What you should do: Repeat the material exactly from its first line to the line that includes "import pandas as pd". Skip pictures.

* Begin Data provided *

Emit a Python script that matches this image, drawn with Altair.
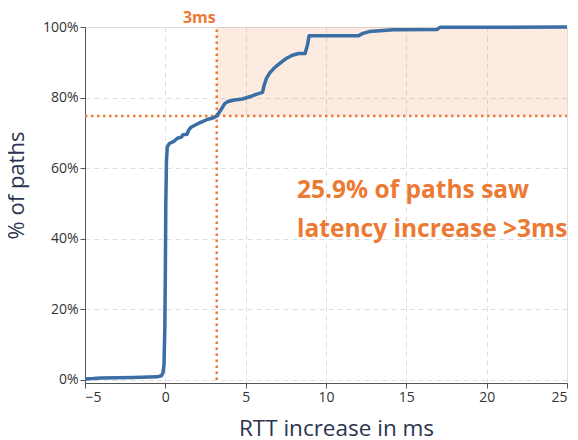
import altair as alt
import pandas as pd

# CDF of RTT increase
rtt = [-5, -4.5, -4.0, -2.0, -0.5, -0.25, -0.15, -0.08, -0.03, 0.0,
       0.03, 0.07, 0.12, 0.25, 0.5, 0.75, 1.0, 1.1, 1.35, 1.45,
       1.6, 1.9, 2.2, 2.6, 3.0, 3.2, 3.45, 3.7, 3.9, 4.3,
       4.8, 5.3, 5.7, 6.05, 6.15, 6.3, 6.5, 6.8, 7.2, 7.5,
       7.9, 8.3, 8.7, 8.85, 8.95, 12.0, 12.3, 12.7, 14.2, 16.9,
       17.1, 25]
pct = [0.3, 0.4, 0.6, 0.7, 0.9, 1.2, 2.0, 4.5, 15, 30,
       50, 62, 66, 67, 67.5, 68.5, 68.8, 69.5, 69.6, 70.8,
       71.6, 72.3, 73, 73.8, 74.3, 74.8, 76.5, 78.3, 78.9, 79.3,
       79.6, 80.3, 81, 81.5, 83.5, 85.5, 87, 88.5, 90, 91,
       92, 92.5, 92.5, 95, 97.5, 97.5, 98.2, 98.7, 99.2, 99.3,
       99.9, 100]

threshold_ms = [3.2]
threshold_pct = [74.8]
x_ticks = [-5, 0, 5, 10, 15, 20, 25]
y_ticks = [0, 20, 40, 60, 80, 100]
annot_lines = ["25.9% of paths saw", "latency increase >3ms"]
annot_y = [53.5, 42.5]
annot_x = [8.2, 8.2]

ORANGE = "#ec7a32"
BLUE = "#3b6ea5"
FONT = "Open Sans"

df = pd.DataFrame({"rtt": rtt, "pct": pct})

xscale = alt.Scale(domain=[-5, 25], nice=False, zero=False)
yscale = alt.Scale(domain=[-0.85, 100], nice=False, zero=False)

xaxis = alt.Axis(values=x_ticks, title="RTT increase in ms",
                 labelExpr="datum.value < 0 ? '\u2212' + abs(datum.value) : datum.value",
                 grid=True, gridDash=[5, 4], gridColor="#dddddd",
                 domainColor="#555555", tickColor="#555555", tickSize=5,
                 labelFont=FONT, labelFontSize=14, labelColor="#333333",
                 titleFont=FONT, titleFontSize=22.5, titleFontWeight="normal",
                 titleColor="#2b3550", titlePadding=13, titleX=251)
yaxis = alt.Axis(values=y_ticks, title="% of paths",
                 labelExpr="datum.value + '%'",
                 grid=True, gridDash=[5, 4], gridColor="#dddddd",
                 domainColor="#555555", tickColor="#555555", tickSize=5,
                 labelFont=FONT, labelFontSize=14, labelColor="#333333",
                 titleFont=FONT, titleFontSize=22, titleFontWeight="normal",
                 titleColor="#2b3550", titleX=-57, titleY=158,
                 titleAlign="center", titleBaseline="bottom")

shade_df = pd.DataFrame({"x": threshold_ms, "x2": [25], "y": threshold_pct, "y2": [100]})
shade = alt.Chart(shade_df).mark_rect(color=ORANGE, opacity=0.15).encode(
    x=alt.X("x:Q", scale=xscale, axis=xaxis),
    x2="x2:Q",
    y=alt.Y("y:Q", scale=yscale, axis=yaxis),
    y2="y2:Q",
)

vline = alt.Chart(pd.DataFrame({"x": threshold_ms, "y": [0], "y2": [100]})).mark_rule(
    color=ORANGE, strokeWidth=2.5, strokeDash=[2.5, 3.5]
).encode(x=alt.X("x:Q", scale=xscale), y=alt.Y("y:Q", scale=yscale), y2="y2:Q")

hline = alt.Chart(pd.DataFrame({"y": threshold_pct, "x": [-5], "x2": [25]})).mark_rule(
    color=ORANGE, strokeWidth=2.5, strokeDash=[2.5, 3.5]
).encode(y=alt.Y("y:Q", scale=yscale), x=alt.X("x:Q", scale=xscale), x2="x2:Q")

line = alt.Chart(df).mark_line(color=BLUE, strokeWidth=3.5, strokeJoin="round").encode(
    x=alt.X("rtt:Q", scale=xscale),
    y=alt.Y("pct:Q", scale=yscale),
)

label3 = alt.Chart(pd.DataFrame({"x": threshold_ms, "t": ["3ms"]})).mark_text(
    color=ORANGE, font=FONT, fontSize=16, fontWeight="bold",
    align="right", baseline="middle", dx=-1, y=-9
).encode(x=alt.X("x:Q", scale=xscale), text="t:N")

annot = alt.Chart(pd.DataFrame({"x": annot_x, "y": annot_y, "t": annot_lines})).mark_text(
    color=ORANGE, font=FONT, fontSize=24.5, fontWeight="bold",
    align="left", baseline="middle"
).encode(x=alt.X("x:Q", scale=xscale), y=alt.Y("y:Q", scale=yscale), text="t:N")

chart = alt.layer(shade, vline, hline, line, label3, annot).properties(
    width=482, height=356,
    autosize=alt.AutoSizeParams(type="none"),
    padding={"left": 77, "top": 19, "right": 3, "bottom": 56},
).configure_view(stroke=None).configure(background="white")

chart.save("out.html", embed_options={"renderer": "svg", "actions": False})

* End Data provided *

Output below:
Emit a Python script that matches this image, drawn with Altair.
import altair as alt
import pandas as pd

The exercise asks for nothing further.